Write the equation of a circle that passes through point 8 on the Ox axis and through point 4 on the Oy axis
Write the equation of a circle that passes through point 8 on the Ox axis and through point 4 on the Oy axis, if the center is known to be on the Oy axis.
(x – a) ² + (y – b) ² = R² – the equation of the circle, written in general form, where (a; b) are the coordinates of the center of the circle; R is the radius of the circle. It is known from the problem statement that the equation of the circle passes through point 8 on the Ox axis, that is, through the point with coordinates (8; 0), and through point 4 on the Oy axis, that is, through the point with coordinates (0; 4). In this case, the center is on the Oy axis, which means that the point (0; b) is the center of the circle.

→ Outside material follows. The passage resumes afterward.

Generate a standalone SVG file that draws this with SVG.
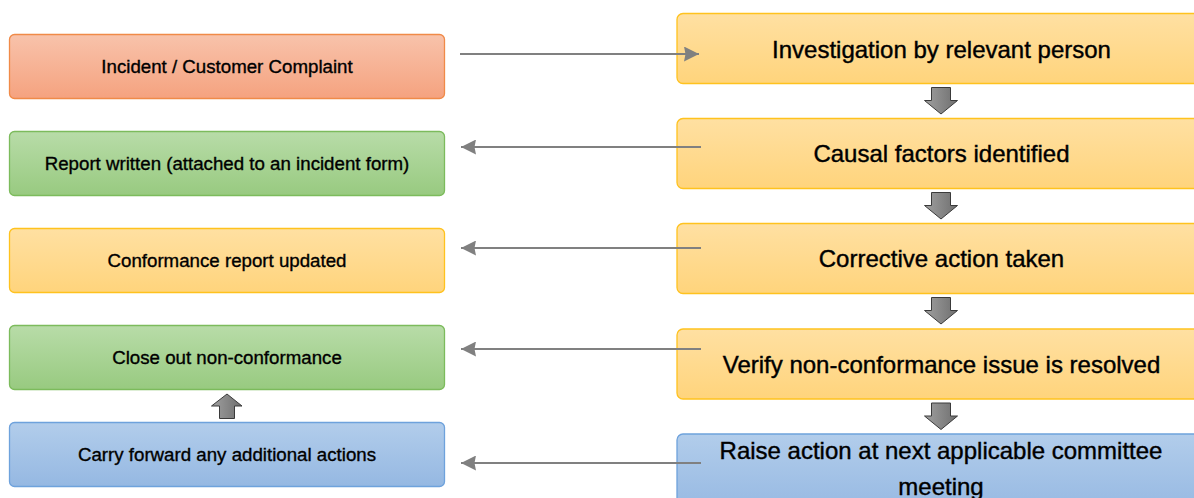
<svg xmlns="http://www.w3.org/2000/svg" width="1194" height="498" viewBox="0 0 1194 498">
<defs>
<linearGradient id="gOrange" x1="0" y1="0" x2="0" y2="1"><stop offset="0" stop-color="#f8c3ab"/><stop offset="1" stop-color="#f5a27f"/></linearGradient>
<linearGradient id="gGreen" x1="0" y1="0" x2="0" y2="1"><stop offset="0" stop-color="#b8dca8"/><stop offset="1" stop-color="#98ca80"/></linearGradient>
<linearGradient id="gYellow" x1="0" y1="0" x2="0" y2="1"><stop offset="0" stop-color="#ffe0a2"/><stop offset="1" stop-color="#ffd47c"/></linearGradient>
<linearGradient id="gBlue" x1="0" y1="0" x2="0" y2="1"><stop offset="0" stop-color="#b2cdeb"/><stop offset="1" stop-color="#95b8e2"/></linearGradient>
<linearGradient id="gGray" x1="0" y1="0" x2="1" y2="0"><stop offset="0" stop-color="#a0a0a0"/><stop offset="1" stop-color="#6e6e6e"/></linearGradient>
<marker id="ah" viewBox="0 0 15 15" refX="15" refY="7.5" markerWidth="15" markerHeight="15" markerUnits="userSpaceOnUse" orient="auto">
<path d="M0,0 L15,7.5 L0,15 L1.5,7.5 Z" fill="#808080"/>
</marker>
</defs>
<style>
.lt{font-family:"Liberation Sans",Arial,sans-serif;font-size:18.7px;fill:#000;stroke:#000;stroke-width:0.35;text-anchor:middle}
.rt{font-family:"Liberation Sans",Arial,sans-serif;font-size:24px;fill:#000;stroke:#000;stroke-width:0.4;text-anchor:middle}
.orange{fill:url(#gOrange);stroke:#f08a48;stroke-width:1.3}
.green{fill:url(#gGreen);stroke:#7cbb5c;stroke-width:1.3}
.yellow{fill:url(#gYellow);stroke:#ffc21e;stroke-width:1.3}
.blue{fill:url(#gBlue);stroke:#6ea2dc;stroke-width:1.3}
.conn{stroke:#808080;stroke-width:2.2;fill:none;marker-end:url(#ah)}
.blk{fill:url(#gGray);stroke:#3a3a3a;stroke-width:1}
</style>
<g id="incident"><rect class="orange" x="9.5" y="34.5" width="435" height="64" rx="5"/><text class="lt" x="227" y="72.7">Incident / Customer Complaint</text></g>
<g id="report"><rect class="green" x="9.5" y="131.5" width="435" height="64" rx="5"/><text class="lt" x="227" y="169.7">Report written (attached to an incident form)</text></g>
<g id="conformance"><rect class="yellow" x="9.5" y="228.5" width="435" height="64" rx="5"/><text class="lt" x="227" y="266.7">Conformance report updated</text></g>
<g id="closeout"><rect class="green" x="9.5" y="325.5" width="435" height="64" rx="5"/><text class="lt" x="227" y="363.7">Close out non-conformance</text></g>
<g id="carry"><rect class="blue" x="9.5" y="422.5" width="435" height="64" rx="5"/><text class="lt" x="227" y="460.7">Carry forward any additional actions</text></g>
<g id="investigation"><rect class="yellow" x="677" y="13.5" width="528" height="70" rx="6"/><text class="rt" x="941.5" y="57.5">Investigation by relevant person</text></g>
<g id="causal"><rect class="yellow" x="677" y="118.5" width="528" height="70" rx="6"/><text class="rt" x="941.5" y="162">Causal factors identified</text></g>
<g id="corrective"><rect class="yellow" x="677" y="223.5" width="528" height="70" rx="6"/><text class="rt" x="941.5" y="267">Corrective action taken</text></g>
<g id="verify"><rect class="yellow" x="677" y="329" width="528" height="70" rx="6"/><text class="rt" x="941.5" y="372.7">Verify non-conformance issue is resolved</text></g>
<g id="raise"><rect class="blue" x="677" y="434" width="528" height="80" rx="6"/><text class="rt" x="941" y="458.5">Raise action at next applicable committee</text><text class="rt" x="941" y="495">meeting</text></g>
<g id="connectors">
<line class="conn" x1="460" y1="54" x2="699" y2="54"/>
<line class="conn" x1="701" y1="147" x2="461" y2="147"/>
<line class="conn" x1="701" y1="248" x2="461" y2="248"/>
<line class="conn" x1="701" y1="349" x2="461" y2="349"/>
<line class="conn" x1="701" y1="463" x2="461" y2="463"/>
<path class="blk" d="M931.5,87.5 H950.5 V100.5 H957.5 L941,114 L924.5,100.5 H931.5 Z"/>
<path class="blk" d="M931.5,192.5 H950.5 V205.5 H957.5 L941,219 L924.5,205.5 H931.5 Z"/>
<path class="blk" d="M931.5,297.5 H950.5 V310.5 H957.5 L941,324 L924.5,310.5 H931.5 Z"/>
<path class="blk" d="M931.5,403 H950.5 V416 H957.5 L941,429.5 L924.5,416 H931.5 Z"/>
<path class="blk" d="M219.5,418.5 H234.5 V406 H242 L227,394 L211.5,406 H219.5 Z"/>
</g>
</svg>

Substituting alternately the coordinates of these points into the equation, we obtain a system of two equations with two unknowns:
(8 – 0) ² + (0 – b) ² = R² and (0 – 0) ² + (4 – b) ² = R²;
(8 – 0) ² + (0 – b) ² = (0 – 0) ² + (4 – b) ²;
8² + b² = (4 – b) ²;
b² – 8 ∙ b + 4² – 8² – b² = 0;
8 ∙ b = – 48;
b = – 6, then R = 10, and the equation of the circle will take the form:
x² + (y + 6) ² = 10².
Answer: x² + (y + 6) ² = 10² – the equation of the given circle.